### Task requirements
Render the material again word for word, skipping the pictures in it.

*** Supplied data ***

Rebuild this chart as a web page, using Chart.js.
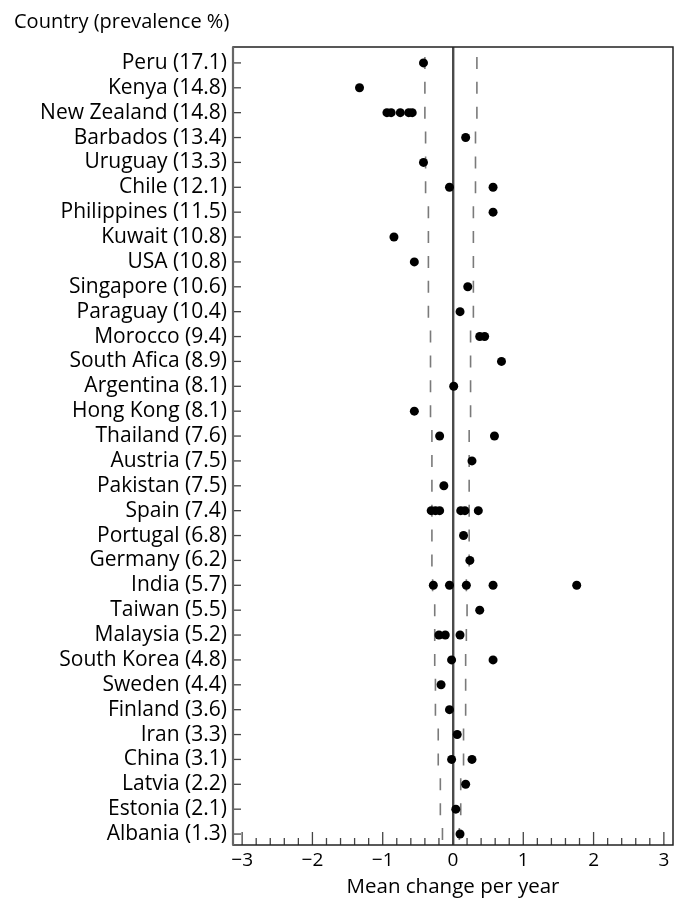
<!DOCTYPE html>
<html>
<head>
<meta charset="utf-8">
<script src="https://cdn.jsdelivr.net/npm/chart.js@4/dist/chart.umd.min.js"></script>
<style>
  html, body { margin: 0; padding: 0; background: #fff; }
  #wrap { width: 682px; height: 901px; }
</style>
</head>
<body>
<div id="wrap"><canvas id="c" width="682" height="901"></canvas></div>
<script>
// ---- data ----
const countries = ['Peru (17.1)', 'Kenya (14.8)', 'New Zealand (14.8)', 'Barbados (13.4)', 'Uruguay (13.3)',
  'Chile (12.1)', 'Philippines (11.5)', 'Kuwait (10.8)', 'USA (10.8)', 'Singapore (10.6)', 'Paraguay (10.4)',
  'Morocco (9.4)', 'South Afica (8.9)', 'Argentina (8.1)', 'Hong Kong (8.1)', 'Thailand (7.6)', 'Austria (7.5)',
  'Pakistan (7.5)', 'Spain (7.4)', 'Portugal (6.8)', 'Germany (6.2)', 'India (5.7)', 'Taiwan (5.5)',
  'Malaysia (5.2)', 'South Korea (4.8)', 'Sweden (4.4)', 'Finland (3.6)', 'Iran (3.3)', 'China (3.1)',
  'Latvia (2.2)', 'Estonia (2.1)', 'Albania (1.3)'];

const meanChanges = [
  [-0.42], [-1.33], [-0.94, -0.88, -0.75, -0.63, -0.58], [0.18], [-0.42],
  [-0.05, 0.57], [0.57], [-0.84], [-0.55], [0.21], [0.10],
  [0.38, 0.45], [0.69], [0.01], [-0.55], [-0.19, 0.59], [0.27],
  [-0.13], [-0.31, -0.25, -0.19, 0.11, 0.17, 0.36], [0.15], [0.24], [-0.28, -0.05, 0.19, 0.57, 1.76], [0.38],
  [-0.20, -0.11, 0.10], [-0.02, 0.57], [-0.17], [-0.05], [0.06], [-0.02, 0.27],
  [0.18], [0.04], [0.10]];

const lowerLimit = [-0.40, -0.40, -0.40, -0.39, -0.39, -0.39, -0.35, -0.35, -0.35, -0.35, -0.35,
  -0.32, -0.32, -0.32, -0.32, -0.30, -0.30, -0.30, -0.30, -0.30, -0.30, -0.29, -0.26,
  -0.26, -0.26, -0.25, -0.25, -0.21, -0.21, -0.18, -0.18, -0.15];
const upperLimit = [0.34, 0.34, 0.34, 0.32, 0.32, 0.32, 0.29, 0.29, 0.29, 0.29, 0.29,
  0.25, 0.25, 0.25, 0.25, 0.23, 0.23, 0.23, 0.23, 0.23, 0.23, 0.19, 0.20,
  0.19, 0.18, 0.18, 0.18, 0.15, 0.15, 0.11, 0.11, 0.09];

const xMajorTicks = [-3, -2, -1, 0, 1, 2, 3];
const xTickLabels = ['\u22123', '\u22122', '\u22121', '0', '1', '2', '3'];
const xMinorStep = 0.2;

// ---- build library datasets ----
const pointData = [];
meanChanges.forEach((vals, i) => vals.forEach(v => pointData.push({ x: v, y: i })));

const DASH_HALF = 0.24;
function dashSegments(limits) {
  const out = [];
  limits.forEach((v, i) => {
    out.push({ x: v, y: i - DASH_HALF }, { x: v, y: i + DASH_HALF }, { x: null, y: null });
  });
  return out;
}

const FONT = "'Open Sans', 'DejaVu Sans', sans-serif";
const TXT = '#000';

const framePlugin = {
  id: 'frame',
  afterDatasetsDraw(chart) {
    const { ctx, chartArea: a, scales } = chart;
    const xs = scales.x, ys = scales.y;
    ctx.save();
    // inward ticks, bottom axis
    ctx.strokeStyle = '#444';
    ctx.lineWidth = 1.3;
    const n = Math.round((xMajorTicks[xMajorTicks.length - 1] - xMajorTicks[0]) / xMinorStep);
    for (let k = 0; k <= n; k++) {
      const v = xMajorTicks[0] + k * xMinorStep;
      const major = Math.abs(v - Math.round(v)) < 1e-6;
      const px = xs.getPixelForValue(v);
      ctx.beginPath();
      ctx.moveTo(px, a.bottom);
      ctx.lineTo(px, a.bottom - (major ? 13 : 7));
      ctx.stroke();
    }
    // inward ticks, left axis
    countries.forEach((_, i) => {
      const py = ys.getPixelForValue(i);
      ctx.beginPath();
      ctx.moveTo(a.left, py);
      ctx.lineTo(a.left + 8, py);
      ctx.stroke();
    });
    // frame
    ctx.strokeStyle = '#222';
    ctx.lineWidth = 1.5;
    ctx.strokeRect(a.left, a.top, a.right - a.left, a.bottom - a.top);
    ctx.strokeStyle = '#666';
    ctx.lineWidth = 2.2;
    ctx.beginPath();
    ctx.moveTo(a.left, a.top);
    ctx.lineTo(a.left, a.bottom);
    ctx.stroke();
    ctx.restore();
  }
};

new Chart(document.getElementById('c'), {
  type: 'scatter',
  data: {
    datasets: [
      {
        label: 'Lower limit',
        data: dashSegments(lowerLimit),
        showLine: true,
        spanGaps: false,
        borderColor: '#7a7a7a',
        borderWidth: 1.6,
        pointRadius: 0,
        order: 2
      },
      {
        label: 'Upper limit',
        data: dashSegments(upperLimit),
        showLine: true,
        spanGaps: false,
        borderColor: '#7a7a7a',
        borderWidth: 1.6,
        pointRadius: 0,
        order: 2
      },
      {
        label: 'Mean change per year',
        data: pointData,
        pointRadius: 4.5,
        pointBackgroundColor: '#000',
        pointBorderColor: '#000',
        pointBorderWidth: 0,
        order: 1
      }
    ]
  },
  options: {
    responsive: false,
    animation: false,
    devicePixelRatio: 1,
    layout: { padding: { left: 14, right: 9, top: 0, bottom: 0 } },
    plugins: {
      legend: { display: false },
      tooltip: { enabled: false },
      title: {
        display: true,
        text: 'Country (prevalence %)',
        align: 'start',
        color: TXT,
        font: { family: FONT, size: 20, weight: 'normal', lineHeight: 1.2 },
        padding: { top: 10, bottom: 13 }
      }
    },
    scales: {
      x: {
        type: 'linear',
        min: -3.13,
        max: 3.13,
        afterBuildTicks(axis) { axis.ticks = xMajorTicks.map(v => ({ value: v })); },
        afterFit(axis) { axis.height = 56; },
        ticks: {
          color: TXT,
          font: { family: FONT, size: 19 },
          padding: 4,
          maxRotation: 0,
          callback(value) {
            const idx = xMajorTicks.indexOf(value);
            return idx >= 0 ? xTickLabels[idx] : '';
          }
        },
        grid: {
          drawTicks: false,
          color: ctx => (ctx.tick && ctx.tick.value === 0 ? '#4a4a4a' : 'rgba(0,0,0,0)'),
          lineWidth: ctx => (ctx.tick && ctx.tick.value === 0 ? 2.4 : 0)
        },
        border: { display: false },
        title: {
          display: true,
          text: 'Mean change per year',
          color: TXT,
          font: { family: FONT, size: 20.5, lineHeight: 1.2 },
          padding: { top: 0, bottom: 2 }
        }
      },
      y: {
        type: 'linear',
        reverse: true,
        min: -0.64,
        max: 31.44,
        afterBuildTicks(axis) { axis.ticks = countries.map((_, i) => ({ value: i })); },
        afterFit(axis) { axis.width = 233 - 14; },
        ticks: {
          color: TXT,
          font: { family: FONT, size: 21 },
          padding: -2,
          autoSkip: false,
          callback(value) { return countries[value] ?? ''; }
        },
        grid: { display: false },
        border: { display: false }
      }
    }
  },
  plugins: [framePlugin]
});
</script>
</body>
</html>
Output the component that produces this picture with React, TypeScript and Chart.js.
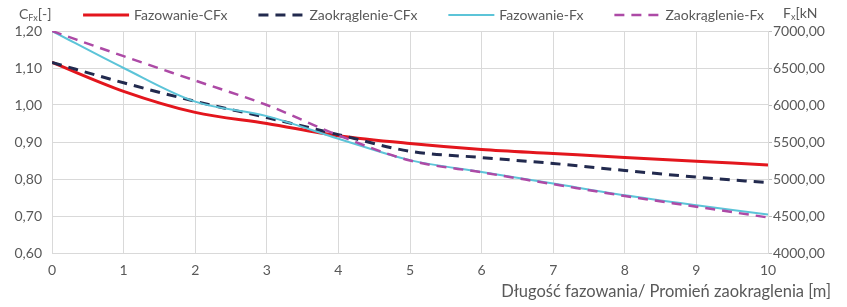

***

### Complete output
Rebuild this chart as a web page, using Chart.js.
<!DOCTYPE html>
<html>
<head>
<meta charset="utf-8">
<script src="https://cdn.jsdelivr.net/npm/chart.js@4/dist/chart.umd.min.js"></script>
<style>
  html, body { margin: 0; padding: 0; background: #fff; }
  #wrap { width: 682px; height: 901px; }
</style>
</head>
<body>
<div id="wrap"><canvas id="c" width="682" height="901"></canvas></div>
<script>
// ---- data ----
const countries = ['Peru (17.1)', 'Kenya (14.8)', 'New Zealand (14.8)', 'Barbados (13.4)', 'Uruguay (13.3)',
  'Chile (12.1)', 'Philippines (11.5)', 'Kuwait (10.8)', 'USA (10.8)', 'Singapore (10.6)', 'Paraguay (10.4)',
  'Morocco (9.4)', 'South Afica (8.9)', 'Argentina (8.1)', 'Hong Kong (8.1)', 'Thailand (7.6)', 'Austria (7.5)',
  'Pakistan (7.5)', 'Spain (7.4)', 'Portugal (6.8)', 'Germany (6.2)', 'India (5.7)', 'Taiwan (5.5)',
  'Malaysia (5.2)', 'South Korea (4.8)', 'Sweden (4.4)', 'Finland (3.6)', 'Iran (3.3)', 'China (3.1)',
  'Latvia (2.2)', 'Estonia (2.1)', 'Albania (1.3)'];

const meanChanges = [
  [-0.42], [-1.33], [-0.94, -0.88, -0.75, -0.63, -0.58], [0.18], [-0.42],
  [-0.05, 0.57], [0.57], [-0.84], [-0.55], [0.21], [0.10],
  [0.38, 0.45], [0.69], [0.01], [-0.55], [-0.19, 0.59], [0.27],
  [-0.13], [-0.31, -0.25, -0.19, 0.11, 0.17, 0.36], [0.15], [0.24], [-0.28, -0.05, 0.19, 0.57, 1.76], [0.38],
  [-0.20, -0.11, 0.10], [-0.02, 0.57], [-0.17], [-0.05], [0.06], [-0.02, 0.27],
  [0.18], [0.04], [0.10]];

const lowerLimit = [-0.40, -0.40, -0.40, -0.39, -0.39, -0.39, -0.35, -0.35, -0.35, -0.35, -0.35,
  -0.32, -0.32, -0.32, -0.32, -0.30, -0.30, -0.30, -0.30, -0.30, -0.30, -0.29, -0.26,
  -0.26, -0.26, -0.25, -0.25, -0.21, -0.21, -0.18, -0.18, -0.15];
const upperLimit = [0.34, 0.34, 0.34, 0.32, 0.32, 0.32, 0.29, 0.29, 0.29, 0.29, 0.29,
  0.25, 0.25, 0.25, 0.25, 0.23, 0.23, 0.23, 0.23, 0.23, 0.23, 0.19, 0.20,
  0.19, 0.18, 0.18, 0.18, 0.15, 0.15, 0.11, 0.11, 0.09];

const xMajorTicks = [-3, -2, -1, 0, 1, 2, 3];
const xTickLabels = ['\u22123', '\u22122', '\u22121', '0', '1', '2', '3'];
const xMinorStep = 0.2;

// ---- build library datasets ----
const pointData = [];
meanChanges.forEach((vals, i) => vals.forEach(v => pointData.push({ x: v, y: i })));

const DASH_HALF = 0.24;
function dashSegments(limits) {
  const out = [];
  limits.forEach((v, i) => {
    out.push({ x: v, y: i - DASH_HALF }, { x: v, y: i + DASH_HALF }, { x: null, y: null });
  });
  return out;
}

const FONT = "'Open Sans', 'DejaVu Sans', sans-serif";
const TXT = '#000';

const framePlugin = {
  id: 'frame',
  afterDatasetsDraw(chart) {
    const { ctx, chartArea: a, scales } = chart;
    const xs = scales.x, ys = scales.y;
    ctx.save();
    // inward ticks, bottom axis
    ctx.strokeStyle = '#444';
    ctx.lineWidth = 1.3;
    const n = Math.round((xMajorTicks[xMajorTicks.length - 1] - xMajorTicks[0]) / xMinorStep);
    for (let k = 0; k <= n; k++) {
      const v = xMajorTicks[0] + k * xMinorStep;
      const major = Math.abs(v - Math.round(v)) < 1e-6;
      const px = xs.getPixelForValue(v);
      ctx.beginPath();
      ctx.moveTo(px, a.bottom);
      ctx.lineTo(px, a.bottom - (major ? 13 : 7));
      ctx.stroke();
    }
    // inward ticks, left axis
    countries.forEach((_, i) => {
      const py = ys.getPixelForValue(i);
      ctx.beginPath();
      ctx.moveTo(a.left, py);
      ctx.lineTo(a.left + 8, py);
      ctx.stroke();
    });
    // frame
    ctx.strokeStyle = '#222';
    ctx.lineWidth = 1.5;
    ctx.strokeRect(a.left, a.top, a.right - a.left, a.bottom - a.top);
    ctx.strokeStyle = '#666';
    ctx.lineWidth = 2.2;
    ctx.beginPath();
    ctx.moveTo(a.left, a.top);
    ctx.lineTo(a.left, a.bottom);
    ctx.stroke();
    ctx.restore();
  }
};

new Chart(document.getElementById('c'), {
  type: 'scatter',
  data: {
    datasets: [
      {
        label: 'Lower limit',
        data: dashSegments(lowerLimit),
        showLine: true,
        spanGaps: false,
        borderColor: '#7a7a7a',
        borderWidth: 1.6,
        pointRadius: 0,
        order: 2
      },
      {
        label: 'Upper limit',
        data: dashSegments(upperLimit),
        showLine: true,
        spanGaps: false,
        borderColor: '#7a7a7a',
        borderWidth: 1.6,
        pointRadius: 0,
        order: 2
      },
      {
        label: 'Mean change per year',
        data: pointData,
        pointRadius: 4.5,
        pointBackgroundColor: '#000',
        pointBorderColor: '#000',
        pointBorderWidth: 0,
        order: 1
      }
    ]
  },
  options: {
    responsive: false,
    animation: false,
    devicePixelRatio: 1,
    layout: { padding: { left: 14, right: 9, top: 0, bottom: 0 } },
    plugins: {
      legend: { display: false },
      tooltip: { enabled: false },
      title: {
        display: true,
        text: 'Country (prevalence %)',
        align: 'start',
        color: TXT,
        font: { family: FONT, size: 20, weight: 'normal', lineHeight: 1.2 },
        padding: { top: 10, bottom: 13 }
      }
    },
    scales: {
      x: {
        type: 'linear',
        min: -3.13,
        max: 3.13,
        afterBuildTicks(axis) { axis.ticks = xMajorTicks.map(v => ({ value: v })); },
        afterFit(axis) { axis.height = 56; },
        ticks: {
          color: TXT,
          font: { family: FONT, size: 19 },
          padding: 4,
          maxRotation: 0,
          callback(value) {
            const idx = xMajorTicks.indexOf(value);
            return idx >= 0 ? xTickLabels[idx] : '';
          }
        },
        grid: {
          drawTicks: false,
          color: ctx => (ctx.tick && ctx.tick.value === 0 ? '#4a4a4a' : 'rgba(0,0,0,0)'),
          lineWidth: ctx => (ctx.tick && ctx.tick.value === 0 ? 2.4 : 0)
        },
        border: { display: false },
        title: {
          display: true,
          text: 'Mean change per year',
          color: TXT,
          font: { family: FONT, size: 20.5, lineHeight: 1.2 },
          padding: { top: 0, bottom: 2 }
        }
      },
      y: {
        type: 'linear',
        reverse: true,
        min: -0.64,
        max: 31.44,
        afterBuildTicks(axis) { axis.ticks = countries.map((_, i) => ({ value: i })); },
        afterFit(axis) { axis.width = 233 - 14; },
        ticks: {
          color: TXT,
          font: { family: FONT, size: 21 },
          padding: -2,
          autoSkip: false,
          callback(value) { return countries[value] ?? ''; }
        },
        grid: { display: false },
        border: { display: false }
      }
    }
  },
  plugins: [framePlugin]
});
</script>
</body>
</html>
Output the component that produces this picture with React, TypeScript and Chart.js.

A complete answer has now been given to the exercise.